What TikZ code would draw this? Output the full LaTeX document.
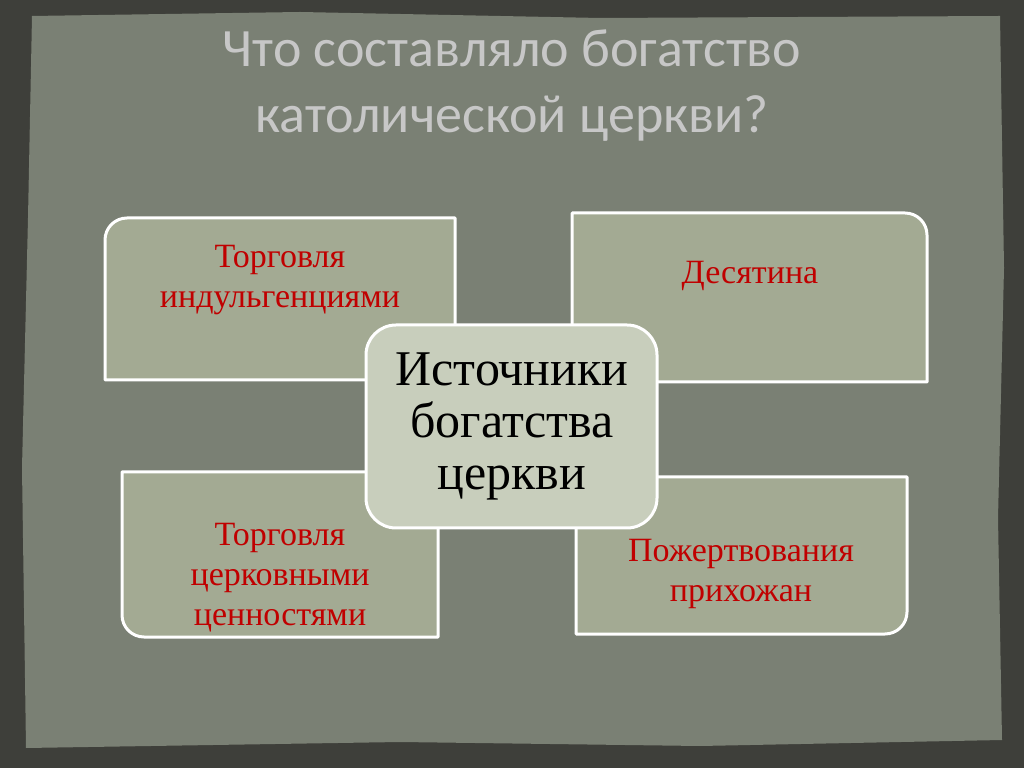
\documentclass[tikz,border=0pt]{standalone}
\usepackage{fontspec}
\setmainfont{Liberation Serif}
\newfontfamily\titlefont{Carlito}
\begin{document}
\begin{tikzpicture}[x=1pt,y=1pt,
  box/.style={fill=boxfill,draw=white,line width=3pt,line join=round},
  lbl/.style={text=boxred,font=\fontsize{34}{40}\selectfont,align=center},
]
\definecolor{boxfill}{HTML}{A3AA93}
\definecolor{boxred}{HTML}{C00000}
\definecolor{panel}{HTML}{7A8074}
\definecolor{frame}{HTML}{3E3F3A}
\definecolor{center}{HTML}{C8CEBC}
\useasboundingbox (0,0) rectangle (1024,768);
\fill[frame] (0,0) rectangle (1024,768);
\fill[panel] (32,752) -- (300,756) -- (600,750) -- (1000,752) -- (1004,500) -- (998,250) -- (1002,28) -- (700,22) -- (400,26) -- (26,20) -- (22,300) -- (28,550) -- cycle;
\node (title) [text=white!78!black,font=\titlefont\fontsize{54}{66}\selectfont,align=center] at (512,682) {Что составляло богатство\\католической церкви?};
% boxes
\draw[box] (455,550) -- (127,550) arc[start angle=90,end angle=180,radius=22] -- (105,388) -- (455,388) -- cycle;
\node (tl) [lbl] at (280,488) {Торговля\\индульгенциями};
\draw[box] (572,555) -- (905,555) arc[start angle=90,end angle=0,radius=22] -- (927,386) -- (572,386) -- cycle;
\node (tr) [lbl] at (750,492) {Десятина};
\draw[box] (122,296) -- (438,296) -- (438,131) -- (144,131) arc[start angle=270,end angle=180,radius=22] -- cycle;
\node (bl) [lbl] at (280,190) {Торговля\\церковными\\ценностями};
\draw[box] (576,291) -- (907,291) -- (907,156) arc[start angle=0,end angle=-90,radius=22] -- (576,134) -- cycle;
\node (br) [lbl] at (741,194) {Пожертвования\\прихожан};
\draw[box,fill=center,rounded corners=30] (366,443) rectangle (657,240);
\node (c) [font=\fontsize{50}{52}\selectfont,align=center] at (512,342) {Источники\\богатства\\церкви};
\end{tikzpicture}
\end{document}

_ _ _ _ _ _ _

Repeat the material above in full and unchanged, minus its images.

What TikZ code would draw this? Output the full LaTeX document.
\documentclass[tikz,border=0pt]{standalone}
\usepackage{fontspec}
\setmainfont{Liberation Serif}
\newfontfamily\titlefont{Carlito}
\begin{document}
\begin{tikzpicture}[x=1pt,y=1pt,
  box/.style={fill=boxfill,draw=white,line width=3pt,line join=round},
  lbl/.style={text=boxred,font=\fontsize{34}{40}\selectfont,align=center},
]
\definecolor{boxfill}{HTML}{A3AA93}
\definecolor{boxred}{HTML}{C00000}
\definecolor{panel}{HTML}{7A8074}
\definecolor{frame}{HTML}{3E3F3A}
\definecolor{center}{HTML}{C8CEBC}
\useasboundingbox (0,0) rectangle (1024,768);
\fill[frame] (0,0) rectangle (1024,768);
\fill[panel] (32,752) -- (300,756) -- (600,750) -- (1000,752) -- (1004,500) -- (998,250) -- (1002,28) -- (700,22) -- (400,26) -- (26,20) -- (22,300) -- (28,550) -- cycle;
\node (title) [text=white!78!black,font=\titlefont\fontsize{54}{66}\selectfont,align=center] at (512,682) {Что составляло богатство\\католической церкви?};
% boxes
\draw[box] (455,550) -- (127,550) arc[start angle=90,end angle=180,radius=22] -- (105,388) -- (455,388) -- cycle;
\node (tl) [lbl] at (280,488) {Торговля\\индульгенциями};
\draw[box] (572,555) -- (905,555) arc[start angle=90,end angle=0,radius=22] -- (927,386) -- (572,386) -- cycle;
\node (tr) [lbl] at (750,492) {Десятина};
\draw[box] (122,296) -- (438,296) -- (438,131) -- (144,131) arc[start angle=270,end angle=180,radius=22] -- cycle;
\node (bl) [lbl] at (280,190) {Торговля\\церковными\\ценностями};
\draw[box] (576,291) -- (907,291) -- (907,156) arc[start angle=0,end angle=-90,radius=22] -- (576,134) -- cycle;
\node (br) [lbl] at (741,194) {Пожертвования\\прихожан};
\draw[box,fill=center,rounded corners=30] (366,443) rectangle (657,240);
\node (c) [font=\fontsize{50}{52}\selectfont,align=center] at (512,342) {Источники\\богатства\\церкви};
\end{tikzpicture}
\end{document}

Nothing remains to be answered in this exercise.